In the height of the season even firefighters are brought in to corral the waiting cars. The guy taking your ticket no longer has time for chitchat, your usual seat is taken by someone drinking a cocktail (that they bought onboard!) and the top deck is filled with sun-kissed faces amazed and excited by the incredible scenery.
Konoba Kapetanovo Lozje opens
On the road from Milna to the nearby bays of Osibova and Lućica lies my absolute favourite part of summer on Brač. This konoba is really just a handful of wooden tables and a huge traditional stone oven, open in the evenings from June to September. As the name suggests (Kapetanovo lozje means Captain’s vineyard) it is owned by the captain of Milna’s famous harbour.
If you are lucky he will be there to serve you, but if not it will be his son who also most likely caught your fish or octopus freshly that morning. The tables are surrounded by the olive trees which supply the oil you are eating, the vineyards which produce the wine you are drinking, and the sheep which provide the excellent lamb you are hopefully eating!
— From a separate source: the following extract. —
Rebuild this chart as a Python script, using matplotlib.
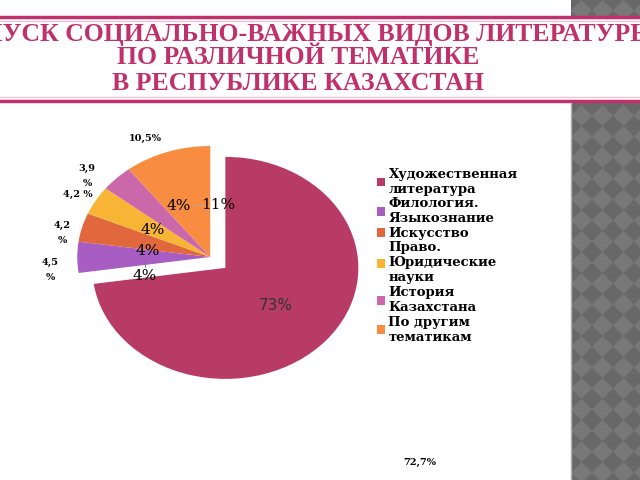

While you eat, the sun slowly sets and everything is illuminated by golden evening light, making for a truly magical experience.
Life on Brač still follows traditional rhythms in many places outside the tourist centres, which means in summer some businesses close for a few hours in the hottest part of the afternoon so workers can enjoy a big lunch and a nap. Some will open again in the cooler early evening, some won’t bother. This seems the only sensible way to deal with the summer heat and I embrace it!
The legendary Dalmatian state of fjaka hits hard on Brač in the afternoon and it seems foolish to fight it. So find a shady spot, preferably by the sea, kick back and give in to that lazy feeling.
Gundej (aka Green June Beetle)
You are outside enjoying nature and the warm weather when you hear a menacing buzz heading towards you. You look around expecting a giant wasp or some other horror when it hits you. Literally. About the size of a thumb nail with an iridescent green carapace, the gundej sounds and flies like a drone piloted by a drunk toddler.
Out of nowhere, a gundej will crash into you, then fall to the ground on its back, where it will inevitably die because it is incapable of flipping itself over. Or it will kamikaze straight into your hair and get hopelessly entangled while you wonder how this lumbering idiot of the insect world defied all the principles of natural selection to come back year after year.
Eventually you will develop an affection for the gundej, because it isn’t, as you first feared, a giant wasp, and because its appearance is a sure sign that summer has arrived on Brač.